What's your family watching these days? The NFL? CNBC? Fox's "Raising Hope"?
No matter. Traditional TV advertisers may tell you there is still not enough family-oriented TV programming.
The Association of National Advertiser's Alliance for Family Entertainment (AFE), a group of 40 national advertisers, is partnering with Overbrook Entertainment, co-founded by actor Will Smith and film producer James Lassiter, to sponsor a scriptwriting contest for new family programming, both drama and comedy. Winners will receive $5,000, a meeting with Overbrook and the opportunity to have their script developed.
In 1998, the AFE started fostering family shows, and credits some 20 network prime-time shows that came through its story/screenwriting funding program, including: "Friday Night Lights," "Chuck," "Everybody Hates Chris," "8 Simple Rules" and "Gilmore Girls."
TV marketers want everyone in the same room to hear their messages for greater impact.
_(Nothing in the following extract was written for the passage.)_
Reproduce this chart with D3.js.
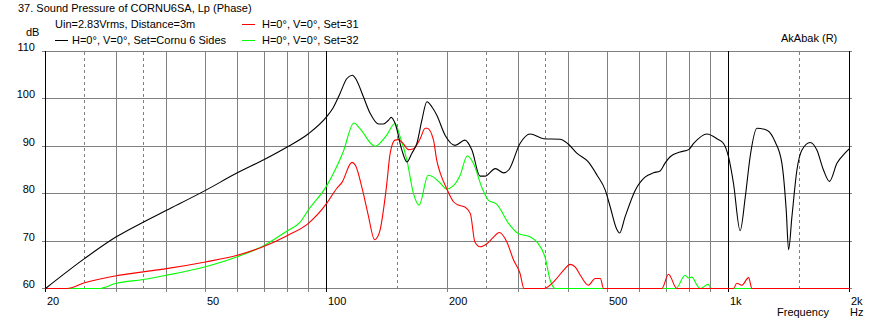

But it it’s becoming a tougher and tougher chore to create entertainment that way. Disney/Pixar theatrical movies go through this every holiday season, looking to entertain the kids and not leaving parents feeling as if they wasted two hours of entertainment time on something beneath them.
Hallmark Channel, ABC Family, and a few others may seem to have the "family" programming tag -- but their brand messages aren't always what you'd expect. Hallmark Channel's tagline is: "The Heart of TV." ABC Family's is: "A New Kind of Family."
TV viewers, whatever their "family" configuration, may just want good entertainment. Violent images, tough language, difficult subject matter? That’s a subjective call, though many would agree these elements are not for young kids.
Fifteen years ago, if TV advertisers wanted to push family-oriented programming, they could gain impact from having shows on three or five networks -- now they would need to seek like 60. Looking for scale to reach any mass viewer group has become harder for any big-rated, high-quality TV program.